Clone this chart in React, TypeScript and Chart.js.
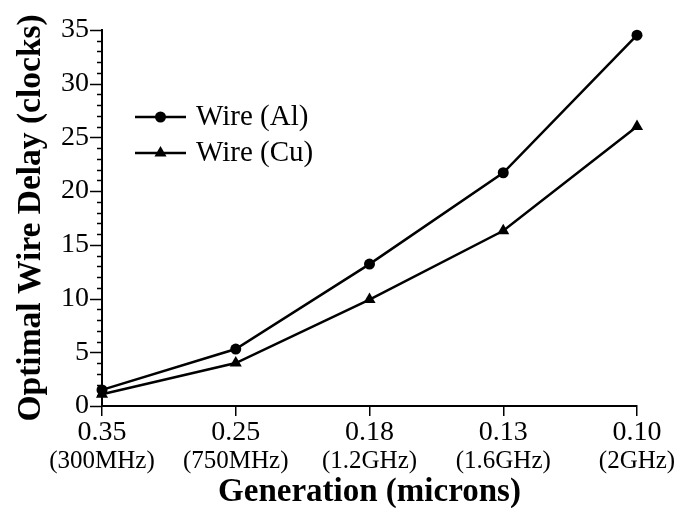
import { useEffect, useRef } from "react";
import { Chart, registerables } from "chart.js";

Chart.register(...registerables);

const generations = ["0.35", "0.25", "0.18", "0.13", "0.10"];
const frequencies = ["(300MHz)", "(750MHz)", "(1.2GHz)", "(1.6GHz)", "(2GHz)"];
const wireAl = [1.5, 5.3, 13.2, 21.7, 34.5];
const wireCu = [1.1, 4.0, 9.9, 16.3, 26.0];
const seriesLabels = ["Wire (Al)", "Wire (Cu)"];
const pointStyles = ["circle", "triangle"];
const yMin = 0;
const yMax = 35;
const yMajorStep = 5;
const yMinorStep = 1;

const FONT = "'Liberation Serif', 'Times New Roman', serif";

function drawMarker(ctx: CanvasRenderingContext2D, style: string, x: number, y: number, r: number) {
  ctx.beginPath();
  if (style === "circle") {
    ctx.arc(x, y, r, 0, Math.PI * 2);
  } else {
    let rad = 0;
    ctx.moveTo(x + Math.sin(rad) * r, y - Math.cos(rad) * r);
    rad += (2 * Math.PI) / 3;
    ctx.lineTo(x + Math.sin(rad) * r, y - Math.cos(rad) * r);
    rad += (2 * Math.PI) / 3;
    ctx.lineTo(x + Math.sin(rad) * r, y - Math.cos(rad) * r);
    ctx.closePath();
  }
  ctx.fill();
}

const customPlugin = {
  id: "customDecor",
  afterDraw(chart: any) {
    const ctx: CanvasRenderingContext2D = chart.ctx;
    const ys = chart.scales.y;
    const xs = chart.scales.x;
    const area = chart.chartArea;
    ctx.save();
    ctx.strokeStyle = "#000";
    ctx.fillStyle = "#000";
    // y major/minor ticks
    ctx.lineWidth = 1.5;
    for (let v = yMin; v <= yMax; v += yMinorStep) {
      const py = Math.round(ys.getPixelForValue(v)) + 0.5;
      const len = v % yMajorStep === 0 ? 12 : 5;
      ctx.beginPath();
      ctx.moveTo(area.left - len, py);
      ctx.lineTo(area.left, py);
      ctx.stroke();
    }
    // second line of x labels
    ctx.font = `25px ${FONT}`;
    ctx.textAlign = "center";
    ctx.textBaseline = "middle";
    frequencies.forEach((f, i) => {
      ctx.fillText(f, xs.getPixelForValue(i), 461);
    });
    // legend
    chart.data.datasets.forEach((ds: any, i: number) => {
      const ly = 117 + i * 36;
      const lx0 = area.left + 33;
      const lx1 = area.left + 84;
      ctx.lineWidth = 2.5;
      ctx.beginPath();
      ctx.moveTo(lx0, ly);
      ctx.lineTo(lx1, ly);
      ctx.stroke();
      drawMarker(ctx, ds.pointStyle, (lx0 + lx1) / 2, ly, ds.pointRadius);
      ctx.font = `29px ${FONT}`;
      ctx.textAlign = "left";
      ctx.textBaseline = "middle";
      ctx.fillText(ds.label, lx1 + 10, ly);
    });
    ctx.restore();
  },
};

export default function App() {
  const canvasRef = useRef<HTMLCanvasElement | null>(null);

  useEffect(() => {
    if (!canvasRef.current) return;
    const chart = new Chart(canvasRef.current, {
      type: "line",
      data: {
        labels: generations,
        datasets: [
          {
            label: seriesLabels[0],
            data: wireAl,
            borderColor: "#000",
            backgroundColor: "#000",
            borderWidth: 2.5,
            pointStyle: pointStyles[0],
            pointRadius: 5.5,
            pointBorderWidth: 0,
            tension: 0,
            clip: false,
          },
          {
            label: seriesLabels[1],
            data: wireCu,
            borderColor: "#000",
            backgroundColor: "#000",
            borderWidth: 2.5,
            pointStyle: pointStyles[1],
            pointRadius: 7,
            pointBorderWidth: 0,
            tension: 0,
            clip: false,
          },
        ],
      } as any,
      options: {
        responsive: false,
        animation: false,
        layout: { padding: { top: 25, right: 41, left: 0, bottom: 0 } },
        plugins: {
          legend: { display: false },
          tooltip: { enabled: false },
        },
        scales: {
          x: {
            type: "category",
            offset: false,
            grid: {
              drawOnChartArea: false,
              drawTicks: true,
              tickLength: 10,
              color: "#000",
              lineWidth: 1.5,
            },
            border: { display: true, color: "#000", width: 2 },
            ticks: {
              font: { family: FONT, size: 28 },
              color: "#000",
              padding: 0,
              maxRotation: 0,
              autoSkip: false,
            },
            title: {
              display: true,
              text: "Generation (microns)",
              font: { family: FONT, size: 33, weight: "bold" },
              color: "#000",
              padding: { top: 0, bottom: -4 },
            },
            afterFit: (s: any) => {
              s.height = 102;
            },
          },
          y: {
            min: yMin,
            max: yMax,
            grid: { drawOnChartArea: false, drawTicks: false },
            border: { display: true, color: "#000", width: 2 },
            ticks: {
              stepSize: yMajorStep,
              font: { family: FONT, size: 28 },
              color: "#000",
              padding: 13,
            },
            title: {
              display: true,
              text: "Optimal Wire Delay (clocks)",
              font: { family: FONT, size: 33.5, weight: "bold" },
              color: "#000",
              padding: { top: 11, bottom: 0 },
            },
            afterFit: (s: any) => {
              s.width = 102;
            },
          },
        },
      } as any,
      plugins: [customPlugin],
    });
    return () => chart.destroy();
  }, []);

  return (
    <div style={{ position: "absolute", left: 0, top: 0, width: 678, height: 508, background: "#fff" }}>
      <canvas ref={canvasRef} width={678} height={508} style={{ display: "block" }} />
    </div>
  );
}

**THE TASK**
Give again, exactly, the lines from the start of the data through the one holding "Serif', 'Times New"; omit the pictures.

**WORKED SOLUTION**
Clone this chart in React, TypeScript and Chart.js.
import { useEffect, useRef } from "react";
import { Chart, registerables } from "chart.js";

Chart.register(...registerables);

const generations = ["0.35", "0.25", "0.18", "0.13", "0.10"];
const frequencies = ["(300MHz)", "(750MHz)", "(1.2GHz)", "(1.6GHz)", "(2GHz)"];
const wireAl = [1.5, 5.3, 13.2, 21.7, 34.5];
const wireCu = [1.1, 4.0, 9.9, 16.3, 26.0];
const seriesLabels = ["Wire (Al)", "Wire (Cu)"];
const pointStyles = ["circle", "triangle"];
const yMin = 0;
const yMax = 35;
const yMajorStep = 5;
const yMinorStep = 1;

const FONT = "'Liberation Serif', 'Times New Roman', serif";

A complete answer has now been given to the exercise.